Apropos Rituale. "Über den inhaltlichen Charakter der Hadsch wird kaum gesprochen, dabei geht es bei der Hadsch vor allem um Rituale, die den Gläubigen ermöglichen, aus dieser Welt herauszutreten. Im Moment des Gebets und der Bittgebete streben die Gläubigen danach, die rituelle Reinheit physisch zu erleben." Stattdessen sehe man im Westen meist nur Muslime, die die Kaaba, das würfelförmige Gebäude der Großen Moschee umrunden. Dabei besteht die Hadsch aus vielen Ritualen, die an unterschiedlichen Orten stattfinden. Besonders bedeutend ist der Tag vor dem Opferfest - der Tag Arafat. Arafat ist etwa 20 Kilometer von Mekka entfernt, dort befindet sich der etwa 60 Meter hohe "Berg der Barmherzigkeit".

Am Fuße des "Bergs der Barmherzigkeit" wurden Nebelspender aufgestellt, um die Pilger abzukühlen. (Foto: Amr Nabil/dpa)

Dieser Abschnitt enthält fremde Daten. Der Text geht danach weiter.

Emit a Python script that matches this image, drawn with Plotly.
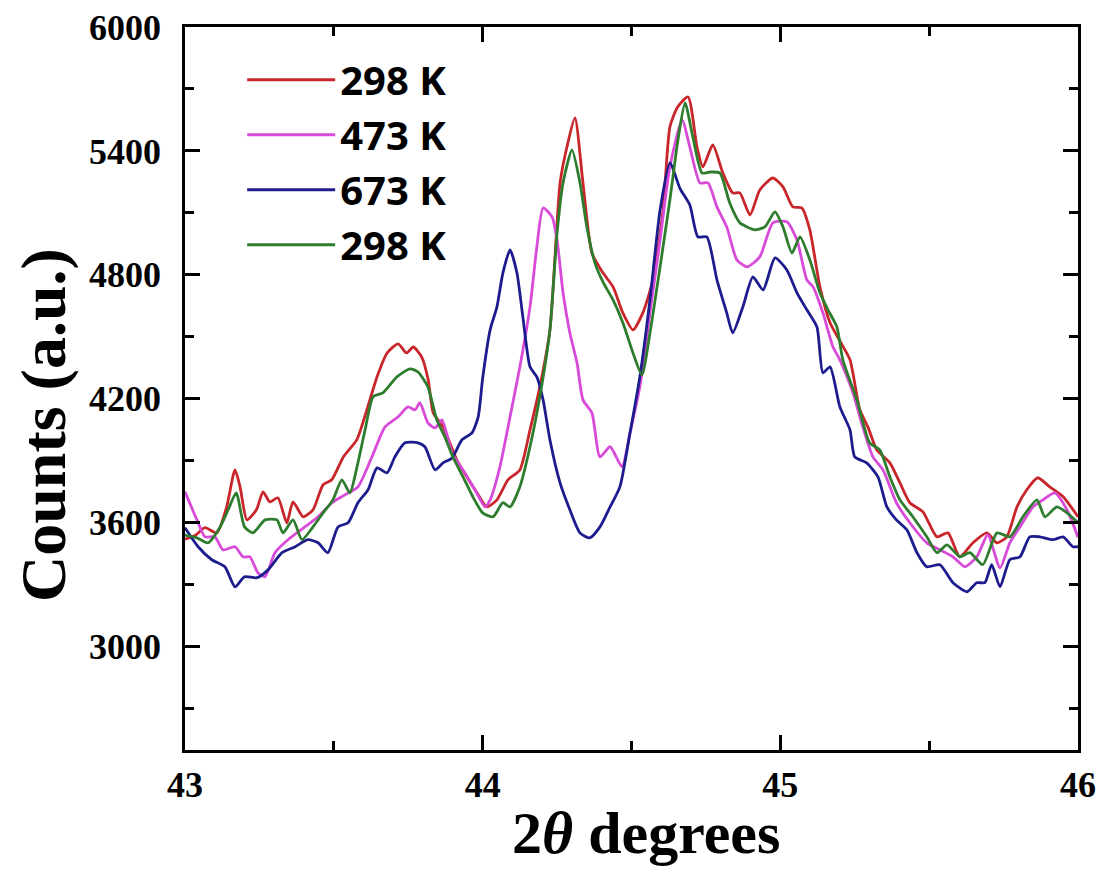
import plotly.graph_objects as go

# ---- data ----
red_x = [43.0, 43.035, 43.067, 43.107, 43.14, 43.168, 43.185, 43.208, 43.24, 43.262, 43.285, 43.312, 43.342, 43.363, 43.397, 43.43, 43.464, 43.493, 43.532, 43.577, 43.611, 43.645, 43.679, 43.716, 43.744, 43.767, 43.795, 43.817, 43.834, 43.867, 43.913, 43.947, 43.981, 44.014, 44.048, 44.085, 44.125, 44.159, 44.192, 44.226, 44.26, 44.283, 44.31, 44.337, 44.367, 44.404, 44.438, 44.471, 44.505, 44.538, 44.572, 44.606, 44.629, 44.655, 44.69, 44.72, 44.74, 44.773, 44.807, 44.84, 44.864, 44.898, 44.931, 44.975, 45.009, 45.042, 45.072, 45.099, 45.133, 45.167, 45.2, 45.234, 45.267, 45.294, 45.324, 45.368, 45.402, 45.435, 45.479, 45.526, 45.563, 45.603, 45.647, 45.694, 45.728, 45.761, 45.795, 45.828, 45.865, 45.905, 45.95, 46.0]
red_y = [3520, 3540, 3576, 3551, 3677, 3856, 3774, 3614, 3663, 3750, 3701, 3721, 3600, 3701, 3629, 3663, 3784, 3808, 3919, 4001, 4147, 4306, 4422, 4466, 4422, 4451, 4403, 4292, 4132, 4064, 3905, 3822, 3745, 3677, 3711, 3808, 3856, 4050, 4258, 4534, 5245, 5419, 5560, 5245, 4906, 4810, 4742, 4616, 4534, 4616, 4776, 5114, 5516, 5613, 5661, 5419, 5323, 5429, 5293, 5197, 5197, 5090, 5211, 5269, 5226, 5129, 5124, 5018, 4742, 4568, 4480, 4389, 4147, 4064, 3953, 3890, 3793, 3697, 3653, 3532, 3551, 3435, 3503, 3551, 3503, 3532, 3677, 3760, 3818, 3774, 3726, 3629]

mag_x = [43.0, 43.04, 43.067, 43.1, 43.128, 43.168, 43.195, 43.218, 43.245, 43.269, 43.302, 43.346, 43.403, 43.447, 43.494, 43.537, 43.581, 43.628, 43.672, 43.716, 43.749, 43.773, 43.789, 43.816, 43.84, 43.863, 43.897, 43.94, 43.974, 44.008, 44.025, 44.058, 44.092, 44.125, 44.159, 44.182, 44.203, 44.233, 44.25, 44.27, 44.293, 44.317, 44.337, 44.367, 44.394, 44.428, 44.468, 44.495, 44.528, 44.562, 44.596, 44.629, 44.67, 44.696, 44.73, 44.757, 44.787, 44.82, 44.854, 44.888, 44.931, 44.975, 45.022, 45.056, 45.089, 45.11, 45.143, 45.177, 45.2, 45.244, 45.277, 45.311, 45.345, 45.39, 45.435, 45.492, 45.536, 45.58, 45.62, 45.66, 45.697, 45.738, 45.771, 45.805, 45.849, 45.882, 45.922, 45.963, 46.0]
mag_y = [3750, 3614, 3532, 3532, 3469, 3484, 3435, 3435, 3358, 3339, 3455, 3518, 3580, 3629, 3697, 3735, 3774, 3919, 4064, 4113, 4161, 4147, 4181, 4084, 4059, 4098, 3939, 3842, 3760, 3677, 3711, 3871, 4113, 4355, 4645, 4935, 5124, 5081, 4969, 4713, 4519, 4374, 4195, 4132, 3919, 3968, 3871, 4035, 4258, 4616, 4969, 5323, 5550, 5419, 5245, 5245, 5129, 5032, 4873, 4839, 4887, 5052, 5057, 4969, 4776, 4742, 4616, 4451, 4389, 4229, 4064, 3919, 3856, 3697, 3600, 3503, 3469, 3435, 3387, 3435, 3542, 3382, 3503, 3580, 3677, 3711, 3745, 3663, 3530]

blue_x = [43.0, 43.044, 43.09, 43.134, 43.168, 43.2, 43.242, 43.279, 43.326, 43.37, 43.413, 43.447, 43.48, 43.514, 43.548, 43.581, 43.615, 43.645, 43.679, 43.705, 43.739, 43.783, 43.806, 43.84, 43.867, 43.897, 43.93, 43.964, 43.985, 44.0, 44.025, 44.048, 44.068, 44.092, 44.115, 44.135, 44.159, 44.182, 44.203, 44.226, 44.26, 44.293, 44.327, 44.36, 44.394, 44.428, 44.461, 44.495, 44.528, 44.562, 44.596, 44.629, 44.663, 44.696, 44.723, 44.753, 44.787, 44.82, 44.84, 44.874, 44.908, 44.942, 44.982, 45.022, 45.056, 45.089, 45.123, 45.143, 45.167, 45.2, 45.234, 45.25, 45.29, 45.328, 45.358, 45.39, 45.425, 45.459, 45.492, 45.536, 45.58, 45.627, 45.66, 45.687, 45.71, 45.738, 45.771, 45.805, 45.838, 45.872, 45.916, 45.95, 45.983, 46.0]
blue_y = [3576, 3484, 3421, 3387, 3290, 3339, 3334, 3372, 3455, 3484, 3518, 3503, 3455, 3580, 3600, 3697, 3760, 3866, 3842, 3919, 3987, 3987, 3968, 3856, 3890, 3914, 4001, 4035, 4113, 4300, 4534, 4645, 4810, 4921, 4810, 4597, 4355, 4306, 4195, 4001, 3793, 3663, 3551, 3527, 3580, 3677, 3774, 4035, 4306, 4679, 5114, 5342, 5218, 5138, 4984, 4984, 4776, 4616, 4519, 4645, 4790, 4727, 4882, 4824, 4713, 4631, 4548, 4326, 4355, 4161, 4050, 3919, 3890, 3822, 3677, 3614, 3566, 3455, 3387, 3397, 3310, 3266, 3310, 3310, 3397, 3290, 3421, 3435, 3532, 3532, 3518, 3532, 3484, 3484]

green_x = [43.0, 43.04, 43.077, 43.118, 43.145, 43.172, 43.2, 43.228, 43.269, 43.309, 43.329, 43.363, 43.393, 43.43, 43.464, 43.497, 43.527, 43.554, 43.578, 43.605, 43.632, 43.665, 43.712, 43.756, 43.783, 43.816, 43.846, 43.873, 43.9, 43.934, 43.967, 44.0, 44.035, 44.068, 44.092, 44.125, 44.159, 44.192, 44.226, 44.25, 44.27, 44.3, 44.327, 44.35, 44.377, 44.404, 44.438, 44.471, 44.505, 44.535, 44.562, 44.596, 44.629, 44.656, 44.68, 44.706, 44.737, 44.764, 44.797, 44.83, 44.864, 44.888, 44.915, 44.948, 44.982, 45.009, 45.039, 45.066, 45.099, 45.133, 45.16, 45.19, 45.21, 45.257, 45.3, 45.334, 45.368, 45.402, 45.445, 45.492, 45.526, 45.56, 45.603, 45.637, 45.68, 45.728, 45.771, 45.815, 45.862, 45.889, 45.929, 45.963, 46.0]
green_y = [3540, 3527, 3503, 3580, 3663, 3745, 3580, 3551, 3614, 3614, 3551, 3614, 3518, 3580, 3648, 3711, 3808, 3745, 3871, 4050, 4210, 4229, 4306, 4345, 4330, 4258, 4098, 4016, 3919, 3822, 3726, 3648, 3629, 3697, 3677, 3774, 3968, 4210, 4534, 5003, 5245, 5405, 5245, 5032, 4858, 4766, 4679, 4568, 4422, 4316, 4519, 4839, 5163, 5453, 5632, 5468, 5293, 5298, 5293, 5148, 5052, 5032, 5018, 5032, 5105, 5032, 4906, 4984, 4873, 4713, 4631, 4548, 4389, 4195, 3987, 3953, 3822, 3711, 3629, 3532, 3455, 3493, 3435, 3455, 3397, 3551, 3532, 3629, 3711, 3629, 3677, 3648, 3600]

series_names = ["298 K", "473 K", "673 K", "298 K"]
series_colors = ["#c8262a", "#d84ad8", "#1c1c8e", "#2e7d2e"]

x_ticks = [43, 44, 45, 46]
y_ticks = [3000, 3600, 4200, 4800, 5400, 6000]

fig = go.Figure()
for xs, ys, name, col in zip([red_x, mag_x, blue_x, green_x],
                             [red_y, mag_y, blue_y, green_y],
                             series_names, series_colors):
    fig.add_trace(go.Scatter(x=xs, y=ys, mode="lines", name=name,
                             line=dict(color=col, width=2.8, shape="spline", smoothing=0.6)))

tickfont = dict(family="Liberation Serif", size=36, color="black", weight="bold")
titlefont = dict(family="Liberation Serif", color="black", weight="bold")

fig.update_layout(
    width=1103, height=870,
    margin=dict(l=185, r=25, t=27, b=120, autoexpand=False),
    paper_bgcolor="white", plot_bgcolor="white",
    showlegend=True,
    legend=dict(x=0.064, y=0.972, xanchor="left", yanchor="top",
                bgcolor="rgba(0,0,0,0)", itemwidth=88,
                font=dict(family="Noto Sans", size=40, color="black", weight="bold"),
                tracegroupgap=0),
    xaxis=dict(range=[43, 46], tickvals=x_ticks, ticktext=[str(v) for v in x_ticks],
               showgrid=False, zeroline=False, showline=True, linecolor="black", linewidth=2.5,
               mirror="ticks", ticks="inside", ticklen=15, tickwidth=2.5, tickcolor="black",
               minor=dict(dtick=0.5, tick0=43, ticks="inside", ticklen=9, tickwidth=2.5, tickcolor="black"),
               tickfont=tickfont, ticklabelstandoff=1, automargin=False),
    yaxis=dict(range=[2500, 6000], tickvals=y_ticks, ticktext=[str(v) for v in y_ticks],
               showgrid=False, zeroline=False, showline=True, linecolor="black", linewidth=2.5,
               mirror="ticks", ticks="inside", ticklen=15, tickwidth=2.5, tickcolor="black",
               minor=dict(dtick=300, tick0=2700, ticks="inside", ticklen=9, tickwidth=2.5, tickcolor="black"),
               tickfont=tickfont, ticklabelstandoff=14, automargin=False),
    annotations=[
        dict(text="Counts (a.u.)", xref="paper", yref="paper", x=-0.159, y=0.4495,
             xanchor="center", yanchor="middle", textangle=-90, showarrow=False,
             font=dict(size=64, **titlefont)),
        dict(text="2<i>θ</i> degrees", xref="paper", yref="paper", x=0.516, y=-0.163,
             xanchor="center", yanchor="bottom", showarrow=False,
             font=dict(size=60, **titlefont)),
    ],
)

fig.write_html("out.html")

Hier soll der Prophet Ibrahim verweilt haben und der Prophet Mohammed die bekannte Abschiedspredigt im Jahr 632 gehalten haben. Die Gläubigen verbringen hier den ganzen Tag, sie beten gemeinsam, hören einer Predigt zu und sprechen Bittgebete. Das Zusammenkommen von Millionen von Menschen von überall auf der Welt wird oft mit dem Tag der Auferstehung verglichen. Viele Gläubige nutzen diese Chance, um ihr bisheriges Leben zu überdenken und sich ihrer Endlichkeit bewusst zu werden. "Den Sonnenaufgang auf dem Berg Arafat zu erleben, schildern mir Muslime als überwältigend", erzählt Schulze. Wenn die Pilger dann heimkehren, gelten sie als neugeboren. "Die Hadsch ist für viele Muslime vor allem ein Übergangsritual in einen neuen, bewussteren Lebensabschnitt."